-Desde que me volví loco, lo veo todo con mucha más claridad- me decía con su voz de trueno El Viejo de la Rosa. Su verdadero nombre era Alejandro de la Torre, pero nadie le llamaba así, todos le decían el viejo o el loco.
Don Alejandro vivía en las calles. Si, además de loco era un excelente vagabundo. Se le veía comúnmente con las manos desbordadas por periódicos viejos, libros y con naranjas que tomaba del convento de San francisco de Asís. El viejo era todo un caballero, no se le escapa dama a la que no le obsequiara una flor o una tierna palabra de elogio, aunque muchas veces las jóvenes que no le conocían, le huían. Porque eso sí, su lado higiénico era el lado más sucio de su carácter. Tenía larga y blanca la valva y el pelo, vestía un traje el cual nunca se quitaba y solo se bañaba en otoño, cuando llovía.
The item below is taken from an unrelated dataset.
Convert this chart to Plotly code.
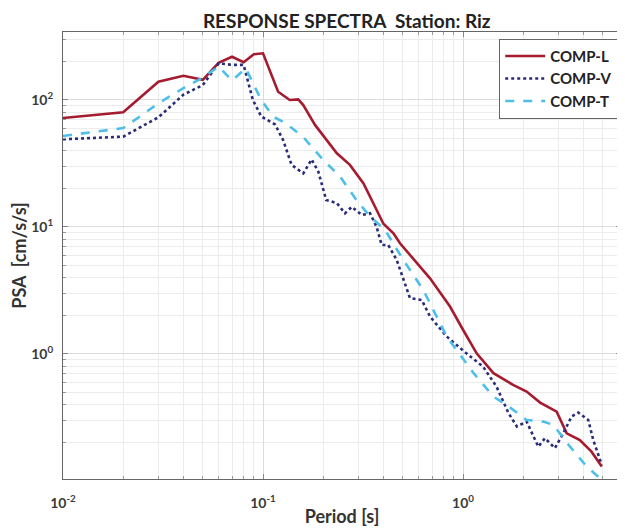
import plotly.graph_objects as go

# ---- data ----
period_L = [0.01, 0.02, 0.03, 0.04, 0.05, 0.06, 0.07, 0.08, 0.09, 0.1, 0.119, 0.136, 0.15, 0.159,
            0.182, 0.234, 0.272, 0.318, 0.37, 0.4, 0.449, 0.484, 0.684, 0.861, 1.0, 1.17, 1.42,
            1.78, 2.08, 2.43, 2.94, 3.3, 3.84, 4.39, 4.94]
psa_L = [72, 80, 139, 155, 144, 196, 219, 198, 229, 233, 116, 100, 101, 91,
         63.6, 38, 30.8, 22, 13.6, 10.6, 8.9, 7.44, 3.94, 2.36, 1.55, 1.01, 0.705,
         0.57, 0.505, 0.414, 0.351, 0.237, 0.21, 0.17, 0.13]

period_V = [0.01, 0.02, 0.03, 0.04, 0.05, 0.06, 0.07, 0.08, 0.089, 0.098, 0.115, 0.126, 0.139,
            0.147, 0.159, 0.175, 0.189, 0.207, 0.234, 0.257, 0.278, 0.312, 0.343, 0.37, 0.392,
            0.423, 0.466, 0.543, 0.622, 0.684, 0.829, 1.04, 1.26, 1.47, 1.69, 1.86, 2.08, 2.38,
            2.57, 2.88, 3.17, 3.49, 3.77, 4.23, 4.48, 4.94]
psa_V = [49, 51.4, 73, 110, 131, 194, 189, 189, 100, 74, 64, 48.4, 30.8,
         29, 26.4, 34, 27.3, 16.3, 15.4, 12.8, 14.4, 12.4, 12.8, 10.0, 7.2,
         7.2, 5.5, 2.75, 2.66, 1.97, 1.37, 1.01, 0.794, 0.553, 0.341, 0.268, 0.293, 0.186,
         0.217, 0.181, 0.237, 0.321, 0.345, 0.302, 0.21, 0.134]

period_T = [0.01, 0.02, 0.03, 0.04, 0.05, 0.06, 0.07, 0.082, 0.097, 0.112, 0.13, 0.159, 0.2,
            0.243, 0.293, 0.343, 0.407, 0.503, 0.633, 0.829, 1.13, 1.42, 1.65, 2.08, 2.52,
            2.83, 3.43, 4.15, 4.84]
psa_T = [52, 60, 94, 124, 150, 183, 142, 178, 103, 74, 65.5, 51, 33.7,
         24.9, 16.3, 12.1, 9.5, 5.5, 3.19, 1.37, 0.705, 0.461, 0.397, 0.302, 0.293,
         0.276, 0.186, 0.13, 0.105]

x_tickvals = [0.01, 0.1, 1]
x_ticktext = ["10<sup>-2</sup>", "10<sup>-1</sup>", "10<sup>0</sup>"]
y_tickvals = [1, 10, 100]
y_ticktext = ["10<sup>0</sup>", "10<sup>1</sup>", "10<sup>2</sup>"]

title_text = "RESPONSE SPECTRA&nbsp;&nbsp;Station:&nbsp;Riz"
x_label = "Period [s]"
y_label = "PSA&nbsp;&nbsp;[cm/s/s]"

FONT = "Lato"


def minor_vals(decades):
    return [m * 10.0 ** d for d in decades for m in range(2, 10)]


fig = go.Figure()
fig.add_trace(go.Scatter(x=period_L, y=psa_L, mode="lines", name="<b>COMP-L</b>",
                         line=dict(color="#A51C30", width=2.6)))
fig.add_trace(go.Scatter(x=period_V, y=psa_V, mode="lines", name="<b>COMP-V</b>",
                         line=dict(color="#2A2C78", width=2.6, dash="dot")))
fig.add_trace(go.Scatter(x=period_T, y=psa_T, mode="lines", name="<b>COMP-T</b>",
                         line=dict(color="#4DBFE8", width=2.6, dash="dash")))

axis_common = dict(
    type="log", showline=True, linecolor="#666666", automargin=False,
    linewidth=1, mirror="ticks", ticks="inside", ticklen=5, tickcolor="#888888",
    showgrid=True, gridcolor="#dcdcdc", gridwidth=1, zeroline=False,
    tickfont=dict(family=FONT, size=14, color="#3a3a3a", weight="bold"),
)
minor_common = dict(ticks="inside", ticklen=3, tickcolor="#999999", showgrid=True,
                    gridcolor="#ececec", gridwidth=1, tickmode="array")

fig.update_xaxes(range=[-2, 0.79], tickmode="array", tickvals=x_tickvals, ticktext=x_ticktext,
                 ticklabelstandoff=11, **axis_common,
                 minor=dict(tickvals=minor_vals([-2, -1, 0]), **minor_common),
                 title=dict(text=f"<b>{x_label}</b>", font=dict(family=FONT, size=18, color="#333333"),
                            standoff=0))
fig.update_yaxes(range=[-0.985, 2.535], tickmode="array", tickvals=y_tickvals, ticktext=y_ticktext,
                 ticklabelstandoff=6, **axis_common,
                 minor=dict(tickvals=minor_vals([-1, 0, 1, 2]), **minor_common),
                 title=dict(text=f"<b>{y_label}</b>", font=dict(family=FONT, size=18, color="#333333"),
                            standoff=2))

# page body has an 8px margin: figure is sized so the plot area lands where the reference has it
fig.update_layout(
    width=617, height=523,
    margin=dict(l=55, r=4, t=24, b=52),
    paper_bgcolor="white", plot_bgcolor="white",
    title=dict(text=f"<b>{title_text}</b>", x=0.549, xanchor="center", y=0.975, yanchor="middle",
               font=dict(family=FONT, size=19, color="#222222")),
    legend=dict(x=0.995, y=0.985, xanchor="right", yanchor="top",
                bgcolor="white", bordercolor="#666666", borderwidth=1,
                font=dict(family=FONT, size=15, color="#222222"),
                tracegroupgap=0, itemwidth=40),
    showlegend=True,
)

fig.write_html("out.html")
Pasear bajo el sol de la tarde junto al viejo de la rosa era todo un deleite poético, mientras caminaba iba dándole color al camino con sus palabras. – ¡Que bellas damas las rosas, que bellas rosas las damas!- gritaba el loco cuando se tropezaba con un jardín o con alguna señorita. Era impresionante verle extender sus largos brazos cuando se tropezaba con el viento que nacía del mar o verle construir un barco de papel para robarle una sonrisa a algún niño.
Un día gracias a la gran labor de muchos ciudadanos, se consiguió ingresar al loco en un hospital siquiátrico. Recuerdo que mientras lo llevábamos nos susurraba con su tierna modestia, que todos estábamos locos. Allí, en el hospital, lo bañaron, le cortaron el algodón de su pelo y le vistieron con nueva ropa. Parecía otro aquel bello personaje. Murió un día después de ser internado.
A veces un soplo hace volar los papeles tirados por la ciudad, despeina las flores y solo entonces, nuestros ojos lloran con cierta dosis de locura o quizás de cordura.